1
votes

Say I got some kind of forum/discussion platform, and have a dynamodb table that stores posts. The hash key would be some unique identifier, and the range key might be the timestamp the post was created at.

I now want to retrieve the 10 latest posts. However, I know that the scan operation is very expensive, and thus want to avoid using it. Is there any way for me to query the 10 latest posts WITHOUT having to perform a scan?

I'm not sure how.

1

1 Answers

1
votes

You should use an GSI with an attribute like 'yyyy-mm-dd' as the hash key, and timestamp as the range key. Since it's possible that there are less than 10 comments in a single day, you may need more than one query, but that's fairly easy to achieve.

Pseudocode:

currentDate = today
while (results.size < 10)
    results.add(queryDynamoDB(currentDate))
    currentDate.subtract(1 day)

When querying the index, the query request should have

scanIndexForward = false
limit = 10

That way it will return up to 10 results which are the most recent timestamp for a given day.

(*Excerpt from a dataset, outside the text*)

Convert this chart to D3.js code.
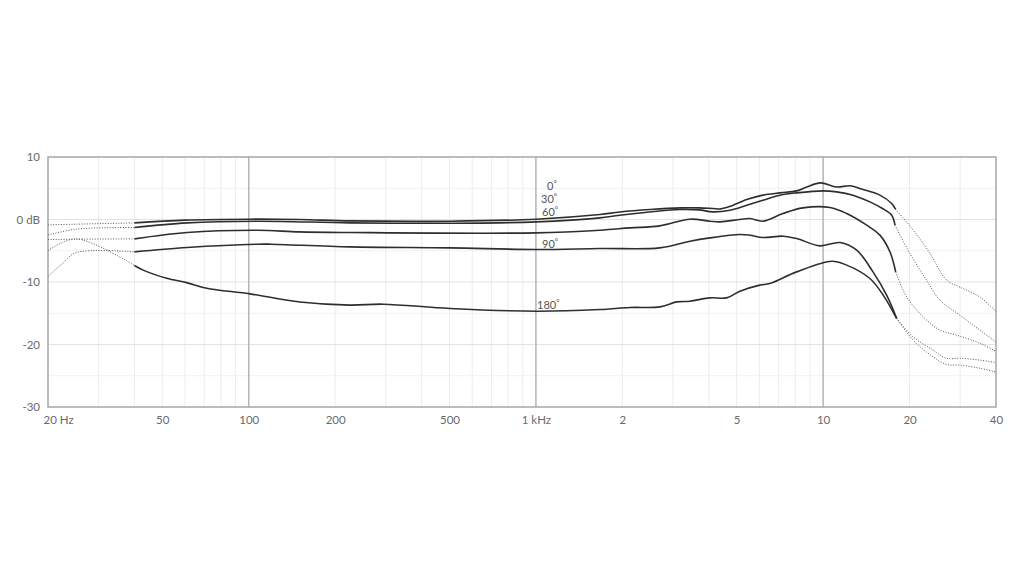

You will only have to query more than one day if your forum is not very active, or a new day has just started. (Querying more than one day will not have a significant extra cost in RCU, just additional latency.)

Edit: Just to be clear, this is a GSI that I am proposing. The YYYY-MM-DD field is a field that exists just for the GSI. The main table should use some sort of unique (not time based) identifier as the hash key.